L’après-midi a été consacrée aux marchés du sucre, mondiaux et européen.
Concernant le marché mondial, particulièrement chahuté en ce moment même s’il reste à des niveaux records, Olivier Crassard, directeur du département analyse du Groupe Sucden a souligné son caractère intrinsèquement volatil. Et cette volatilité ne devrait pas baisser, d’après Sébastien Abis, directeur du club Demeter et chercheur associé à l’IRIS, car elle est de plus en plus liée à un volet géopolitique, alors que les grandes puissances sont de moins en moins coopératives entre elles et que les tensions politiques s’invitent sur les marchés des matières premières.
Pour autant, faut-il que les planteurs européens se détachent du marché mondial ? Arwin Bos, président de la coopérative sucrière Cosun, au Pays-Bas, tout comme Stefan Streng, président de la confédération des planteurs de betterave du sud de l’Allemagne, soulignent que les normes de production européennes, toujours plus contraignantes, rendent difficile la compétition des planteurs sur un marché mondial globalisé. Pour autant, Guillaume Gandon, planteur de betterave dans l’Aisne, président du syndicat betteravier de l’Aisne, vice-président de la CGB et président de la commission économique de la CIBE souligne que, en tant que betteravier, ce marché doit continuer à être vu comme un marché d’intérêt, lorsqu’il est rémunérateur. A une condition cependant : si on parvient à s’échapper à cette volatilité récurrente, par exemple en appuyant les prix de betterave sur un positionnement sur le marché à terme du sucre – ou tout autre mécanisme qui reste à inventer.

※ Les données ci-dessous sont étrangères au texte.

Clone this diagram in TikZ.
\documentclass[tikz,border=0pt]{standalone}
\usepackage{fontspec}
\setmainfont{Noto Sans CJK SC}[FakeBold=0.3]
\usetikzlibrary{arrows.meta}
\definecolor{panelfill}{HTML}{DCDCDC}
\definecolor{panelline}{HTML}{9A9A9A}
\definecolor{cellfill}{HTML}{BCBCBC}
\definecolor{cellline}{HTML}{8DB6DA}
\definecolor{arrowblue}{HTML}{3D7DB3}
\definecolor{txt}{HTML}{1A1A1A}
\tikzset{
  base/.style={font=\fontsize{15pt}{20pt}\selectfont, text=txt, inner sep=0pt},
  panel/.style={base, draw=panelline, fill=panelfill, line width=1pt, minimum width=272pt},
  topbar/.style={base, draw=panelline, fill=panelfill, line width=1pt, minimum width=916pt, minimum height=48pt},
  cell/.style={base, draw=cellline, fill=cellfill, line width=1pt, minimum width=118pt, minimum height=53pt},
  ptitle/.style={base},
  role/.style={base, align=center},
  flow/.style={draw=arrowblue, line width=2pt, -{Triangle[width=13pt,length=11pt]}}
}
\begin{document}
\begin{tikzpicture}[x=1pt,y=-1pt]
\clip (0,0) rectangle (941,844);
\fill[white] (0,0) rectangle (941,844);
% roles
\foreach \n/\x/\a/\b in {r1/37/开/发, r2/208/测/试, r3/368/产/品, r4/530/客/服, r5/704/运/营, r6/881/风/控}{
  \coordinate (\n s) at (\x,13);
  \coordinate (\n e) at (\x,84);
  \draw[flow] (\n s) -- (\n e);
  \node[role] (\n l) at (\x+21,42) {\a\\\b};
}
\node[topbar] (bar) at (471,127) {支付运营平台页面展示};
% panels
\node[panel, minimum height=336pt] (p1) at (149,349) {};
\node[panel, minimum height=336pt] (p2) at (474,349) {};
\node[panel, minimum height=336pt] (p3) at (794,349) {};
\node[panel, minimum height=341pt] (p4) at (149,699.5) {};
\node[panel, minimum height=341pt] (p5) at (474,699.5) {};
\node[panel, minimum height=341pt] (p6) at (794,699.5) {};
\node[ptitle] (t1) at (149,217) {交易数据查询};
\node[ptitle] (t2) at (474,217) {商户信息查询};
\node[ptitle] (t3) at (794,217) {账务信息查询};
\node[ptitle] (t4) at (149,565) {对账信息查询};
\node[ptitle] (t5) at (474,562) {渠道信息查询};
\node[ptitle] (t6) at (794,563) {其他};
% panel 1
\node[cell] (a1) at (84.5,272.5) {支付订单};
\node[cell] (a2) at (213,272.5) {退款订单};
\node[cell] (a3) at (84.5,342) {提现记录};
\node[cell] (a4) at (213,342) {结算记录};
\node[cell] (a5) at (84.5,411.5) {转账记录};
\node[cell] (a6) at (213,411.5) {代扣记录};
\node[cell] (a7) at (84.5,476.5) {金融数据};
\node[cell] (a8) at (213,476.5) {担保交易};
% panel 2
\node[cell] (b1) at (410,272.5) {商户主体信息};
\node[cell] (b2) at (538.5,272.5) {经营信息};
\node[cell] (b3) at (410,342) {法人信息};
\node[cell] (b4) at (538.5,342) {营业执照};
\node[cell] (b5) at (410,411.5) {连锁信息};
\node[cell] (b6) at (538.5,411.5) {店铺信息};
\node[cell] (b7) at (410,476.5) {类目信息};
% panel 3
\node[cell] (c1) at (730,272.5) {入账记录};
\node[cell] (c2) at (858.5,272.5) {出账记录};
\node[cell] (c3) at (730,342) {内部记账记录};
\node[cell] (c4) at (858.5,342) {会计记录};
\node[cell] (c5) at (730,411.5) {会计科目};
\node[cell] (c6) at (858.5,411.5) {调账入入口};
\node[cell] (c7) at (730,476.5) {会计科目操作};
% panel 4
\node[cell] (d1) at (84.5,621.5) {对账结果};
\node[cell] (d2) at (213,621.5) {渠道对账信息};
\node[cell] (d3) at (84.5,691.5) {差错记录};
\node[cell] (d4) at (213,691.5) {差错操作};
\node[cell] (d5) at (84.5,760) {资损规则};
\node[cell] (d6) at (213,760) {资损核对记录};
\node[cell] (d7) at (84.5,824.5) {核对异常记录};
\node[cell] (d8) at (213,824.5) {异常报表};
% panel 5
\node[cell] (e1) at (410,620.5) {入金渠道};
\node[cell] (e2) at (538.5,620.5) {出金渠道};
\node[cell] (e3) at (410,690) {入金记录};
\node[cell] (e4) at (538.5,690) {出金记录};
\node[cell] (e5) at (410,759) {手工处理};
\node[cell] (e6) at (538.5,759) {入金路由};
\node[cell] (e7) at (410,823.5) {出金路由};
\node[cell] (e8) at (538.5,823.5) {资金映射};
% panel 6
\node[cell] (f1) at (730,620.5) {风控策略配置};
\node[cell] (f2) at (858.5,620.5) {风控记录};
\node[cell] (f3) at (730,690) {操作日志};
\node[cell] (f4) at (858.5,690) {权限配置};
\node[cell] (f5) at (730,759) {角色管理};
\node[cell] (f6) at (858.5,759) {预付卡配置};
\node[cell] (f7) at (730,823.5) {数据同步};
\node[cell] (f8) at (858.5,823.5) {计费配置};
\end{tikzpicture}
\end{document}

Se concentrant ensuite sur le marché européen, les intervenants soulignent l’importance de la problématique ukrainienne et son afflux de sucre (de l’ordre de 700.000 tonnes), qui vient bouleverser les récents équilibres, selon Olivier Crassard, et pèse sur le marché européen. Si Sébastien Abis estime que cette problématique n’en est qu’à son commencement, et devra se raisonner à l’orée d’une éventuelle adhésion du géant agricole ukrainien à l’Union européenne, Guillaume Gandon souligne que les planteurs européens, qui soutiennent leurs confrères ukrainiens, n’ont pas les moyens de financer, pour autant, leur effort de guerre ! Il estime que des mesures novatrices devraient être proposées – par exemple, réfléchir à ce que le sucre ukrainien, qui n’est pas « Green Deal-compatible », soit exclusivement réservé à un usage non-alimentaire.

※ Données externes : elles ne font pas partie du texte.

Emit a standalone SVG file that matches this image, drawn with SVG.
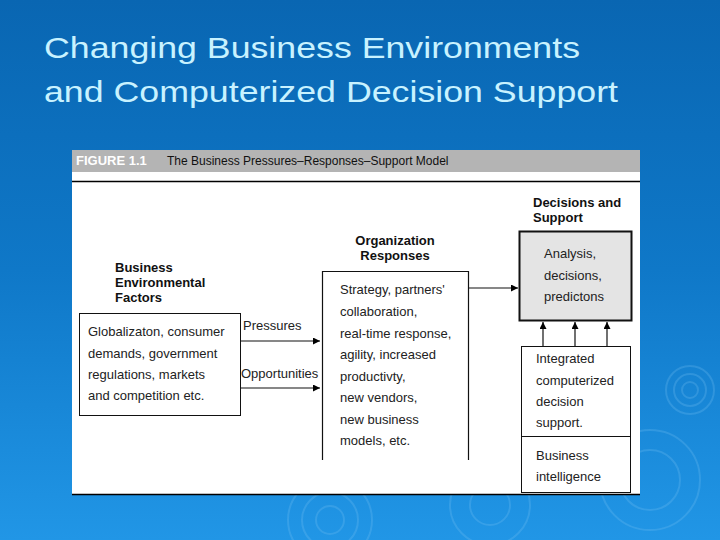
<svg xmlns="http://www.w3.org/2000/svg" width="720" height="540" viewBox="0 0 720 540">
<defs>
<linearGradient id="bg" x1="0" y1="0" x2="0" y2="1">
<stop offset="0" stop-color="#0966b2"/>
<stop offset="0.5" stop-color="#0f78c8"/>
<stop offset="1" stop-color="#2196e6"/>
</linearGradient>
<marker id="ah" viewBox="0 0 10 10" refX="10" refY="5" markerWidth="7" markerHeight="7" markerUnits="userSpaceOnUse" orient="auto">
<path d="M0,0 L10,5 L0,10 z" fill="#000"/>
</marker>
<style>
.title{font-family:"Liberation Sans",Arial,sans-serif;font-size:30px;fill:#c8f2ff}
.t{font-family:"Liberation Sans",Arial,sans-serif;font-size:13px;fill:#222}
.b{font-family:"Liberation Sans",Arial,sans-serif;font-size:13px;font-weight:bold;fill:#111}
.box{fill:#fff;stroke:#111;stroke-width:1}
.ln{stroke:#111;stroke-width:1.2;fill:none}
.ring{fill:none;stroke:#7cc4f5;stroke-opacity:0.25;stroke-width:2}
</style>
</defs>
<rect width="720" height="540" fill="url(#bg)"/>
<g id="rings">
<circle class="ring" cx="690" cy="390" r="8"/><circle class="ring" cx="690" cy="390" r="16"/><circle class="ring" cx="690" cy="390" r="24"/>
<circle class="ring" cx="330" cy="520" r="14"/><circle class="ring" cx="330" cy="520" r="28"/><circle class="ring" cx="330" cy="520" r="42"/>
<circle class="ring" cx="490" cy="505" r="20"/><circle class="ring" cx="490" cy="505" r="40"/>
<circle class="ring" cx="650" cy="480" r="30"/><circle class="ring" cx="650" cy="480" r="50"/>
</g>
<g id="title">
<text class="title" x="44" y="58" textLength="536" lengthAdjust="spacingAndGlyphs">Changing Business Environments</text>
<text class="title" x="44" y="102" textLength="574" lengthAdjust="spacingAndGlyphs">and Computerized Decision Support</text>
</g>
<g id="figure">
<rect x="72" y="150" width="568" height="345" fill="#fff"/>
<rect x="72" y="150" width="568" height="22" fill="#b4b4b4"/>
<text x="76" y="165" font-family="'Liberation Sans',Arial,sans-serif" font-size="13" font-weight="bold" fill="#fff">FIGURE 1.1</text>
<text x="167" y="165" font-family="'Liberation Sans',Arial,sans-serif" font-size="12" fill="#111">The Business Pressures–Responses–Support Model</text>
<line x1="72" y1="181.5" x2="640" y2="181.5" stroke="#000" stroke-width="1.5"/>
<line x1="72" y1="494.5" x2="640" y2="494.5" stroke="#000" stroke-width="1.5"/>
</g>
<g id="env">
<text class="b" x="115" y="272">Business</text>
<text class="b" x="115" y="287">Environmental</text>
<text class="b" x="115" y="302">Factors</text>
<rect class="box" x="79.5" y="313.5" width="161" height="102"/>
<text class="t" x="88" y="336">Globalizaton, consumer</text>
<text class="t" x="88" y="358">demands, government</text>
<text class="t" x="88" y="379">regulations, markets</text>
<text class="t" x="88" y="400">and competition etc.</text>
</g>
<g id="responses">
<text class="b" x="395" y="245" text-anchor="middle">Organization</text>
<text class="b" x="395" y="260" text-anchor="middle">Responses</text>
<path class="ln" d="M322.5,460 V271.5 H468.5 V460" stroke-width="1"/>
<text class="t" x="340" y="294">Strategy, partners'</text>
<text class="t" x="340" y="316">collaboration,</text>
<text class="t" x="340" y="338">real-time response,</text>
<text class="t" x="340" y="359">agility, increased</text>
<text class="t" x="340" y="381">productivty,</text>
<text class="t" x="340" y="402">new vendors,</text>
<text class="t" x="340" y="424">new business</text>
<text class="t" x="340" y="445">models, etc.</text>
</g>
<g id="decisions">
<text class="b" x="533" y="207">Decisions and</text>
<text class="b" x="533" y="222">Support</text>
<rect x="519.5" y="231.5" width="112" height="89" fill="#e4e4e4" stroke="#111" stroke-width="2"/>
<text class="t" x="544" y="258">Analysis,</text>
<text class="t" x="544" y="280">decisions,</text>
<text class="t" x="544" y="301">predictons</text>
</g>
<g id="support">
<rect class="box" x="521.5" y="346.5" width="109" height="146"/>
<line x1="521.5" y1="436.5" x2="630.5" y2="436.5" stroke="#111" stroke-width="1"/>
<text class="t" x="536" y="363">Integrated</text>
<text class="t" x="536" y="385">computerized</text>
<text class="t" x="536" y="406">decision</text>
<text class="t" x="536" y="427">support.</text>
<text class="t" x="536" y="460">Business</text>
<text class="t" x="536" y="481">intelligence</text>
</g>
<g id="connectors">
<line class="ln" x1="241" y1="341" x2="320" y2="341" marker-end="url(#ah)"/>
<text class="t" x="243" y="330">Pressures</text>
<line class="ln" x1="241" y1="388" x2="320" y2="388" marker-end="url(#ah)"/>
<text class="t" x="241" y="378">Opportunities</text>
<line class="ln" x1="469" y1="288" x2="518" y2="288" marker-end="url(#ah)"/>
<line class="ln" x1="543" y1="346" x2="543" y2="322" marker-end="url(#ah)"/>
<line class="ln" x1="575" y1="346" x2="575" y2="322" marker-end="url(#ah)"/>
<line class="ln" x1="607" y1="346" x2="607" y2="322" marker-end="url(#ah)"/>
</g>
</svg>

Car le prix actuel du sucre sur l’Union reflète avant tout les efforts que la filière accomplit afin de répondre aux ambitions de ce Green-Deal. Si Stefan Streng considère que le Green Deal nous conduit dans la bonne direction, il souligne à quel point cette politique provoque un renchérissement des coûts de production agricole : le rythme de progrès doit être raisonnable. Arwin Bos acquiesce : on ne pourra relever le défi environnemental qu’avec l’aide la technologie, qui implique que les agriculteurs gagnent leur vie. Lorsqu’un agriculteur dégage des marges, il investit dans des nouveaux matériels et des technologies plus vertueuses : il faut l’y encourager ! Et cela vaut pour toute la filière : la décarbonation ne se fera que si la filière a les moyens économiques d’investir.

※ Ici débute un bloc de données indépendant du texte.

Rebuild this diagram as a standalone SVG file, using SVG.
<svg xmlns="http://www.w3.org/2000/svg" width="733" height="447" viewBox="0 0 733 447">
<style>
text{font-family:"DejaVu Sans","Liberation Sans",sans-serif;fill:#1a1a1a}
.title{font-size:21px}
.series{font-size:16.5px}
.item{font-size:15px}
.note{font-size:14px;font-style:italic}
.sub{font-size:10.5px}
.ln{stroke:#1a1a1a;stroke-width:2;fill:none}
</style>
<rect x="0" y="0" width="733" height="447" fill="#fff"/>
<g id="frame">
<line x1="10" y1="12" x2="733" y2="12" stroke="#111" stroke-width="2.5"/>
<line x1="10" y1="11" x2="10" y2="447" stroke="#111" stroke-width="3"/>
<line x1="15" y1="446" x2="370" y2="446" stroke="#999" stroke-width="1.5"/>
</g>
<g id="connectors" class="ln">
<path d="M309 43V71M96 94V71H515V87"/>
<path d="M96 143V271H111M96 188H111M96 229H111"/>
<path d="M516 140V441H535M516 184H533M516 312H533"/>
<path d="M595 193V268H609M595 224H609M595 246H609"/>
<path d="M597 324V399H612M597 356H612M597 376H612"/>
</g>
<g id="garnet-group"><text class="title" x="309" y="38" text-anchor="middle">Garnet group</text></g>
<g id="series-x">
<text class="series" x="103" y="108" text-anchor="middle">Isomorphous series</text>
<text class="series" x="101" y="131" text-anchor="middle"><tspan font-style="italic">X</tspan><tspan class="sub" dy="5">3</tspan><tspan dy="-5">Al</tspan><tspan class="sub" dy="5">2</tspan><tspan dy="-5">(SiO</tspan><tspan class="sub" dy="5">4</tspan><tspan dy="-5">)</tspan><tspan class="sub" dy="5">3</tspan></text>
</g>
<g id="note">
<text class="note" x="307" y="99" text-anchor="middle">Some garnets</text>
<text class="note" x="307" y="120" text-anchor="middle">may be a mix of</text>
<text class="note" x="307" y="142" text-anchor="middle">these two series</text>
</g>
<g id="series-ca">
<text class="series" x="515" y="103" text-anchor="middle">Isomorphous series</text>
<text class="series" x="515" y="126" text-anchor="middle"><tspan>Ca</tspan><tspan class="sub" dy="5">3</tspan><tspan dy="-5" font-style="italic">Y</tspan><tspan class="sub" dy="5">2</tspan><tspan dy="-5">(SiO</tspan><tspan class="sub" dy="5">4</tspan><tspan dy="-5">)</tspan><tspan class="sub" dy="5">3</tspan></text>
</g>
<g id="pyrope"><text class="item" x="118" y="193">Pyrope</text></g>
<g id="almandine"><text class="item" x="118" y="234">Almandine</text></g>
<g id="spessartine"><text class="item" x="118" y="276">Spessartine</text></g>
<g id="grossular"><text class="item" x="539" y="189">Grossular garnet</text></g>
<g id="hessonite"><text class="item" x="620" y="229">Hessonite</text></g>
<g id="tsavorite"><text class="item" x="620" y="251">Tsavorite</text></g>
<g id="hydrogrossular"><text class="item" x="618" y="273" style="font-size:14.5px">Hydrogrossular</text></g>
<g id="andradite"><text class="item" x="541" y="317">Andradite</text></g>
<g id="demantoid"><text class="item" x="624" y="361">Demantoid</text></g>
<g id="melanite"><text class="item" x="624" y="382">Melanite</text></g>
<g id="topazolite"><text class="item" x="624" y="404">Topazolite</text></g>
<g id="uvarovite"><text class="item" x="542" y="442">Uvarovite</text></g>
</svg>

Guillaume Gandon conclut en mettant en garde sur un retournement de marché futur. Selon lui, on ne peut que constater qu’aucun filet de sécurité européen n’existe, et qu’il est désormais impossible, vu les coûts de production, de revenir à une betterave payée 25 €/t. Ce sujet doit être travaillé, dans le cadre de la prochaine PAC avec la Commission européenne : c’est un dossier prioritaire !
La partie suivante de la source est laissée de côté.